Alex links to a peculiar story about a White House aide and erstwhile newspaper columnist, Timothy Goeglein who has just resigned over allegations of plagiarism. It’s a shame that readers of the Fort Wayne New Sentinel won’t be treated to more gems like this:

One of the true delights of summertime is area, regional, statewide and national music festivals. They call us to put our phones on forward and to take a step back, reflect and listen deeply. What kind of music do we love, and why?

As one might expect from such an opening, Goeglein has some thoughts on contemporary music:

In the world of contemporary classical music, no names rate higher than John Corigliano, John Adams and Richard Danielpour. They are names that classical music lovers know and respect. But how about creative individuals who strive for excellence in all the arts and whose achievements often go unreported and unfunded because they are seen as less avant garde?

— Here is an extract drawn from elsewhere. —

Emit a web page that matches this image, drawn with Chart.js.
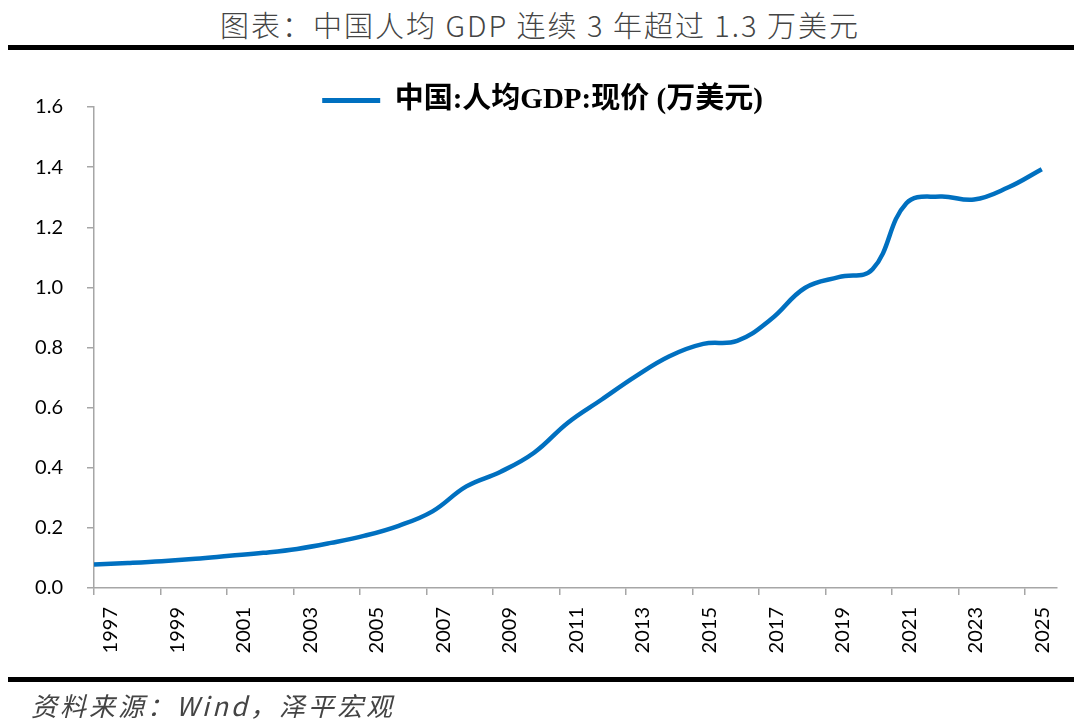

The idea of Adams, Corigliano and Danielpour as vanguard is amusing enough, but the really funny thing is that Goeglein gets it so wrong that he’s almost right. Adams et al are extremely successful composers writing music of wide commercial appeal that wins major label recording contracts and big opera commissions. What’s more, they’ve carefully incorporated mass appeal into their aesthetic. Adams composes like he does because he wants big audiences, and he’ll tell you as much. Which is fine: but if you’re going to embrace the marketplace, then you’ve got to accept the commercial risk too. There really isn’t much argument for public funding here (and I don’t know if Adams gets any these days). But neither is there for Goeglein’s “unreported and unfunded” populists for exactly the same reasons. Public arts funding is not there to support those enter the commercial marketplace and fail, it is there for those artists for whom the marketplace is irrelevant or even a hindrance. There are other measures of quality than box office sales.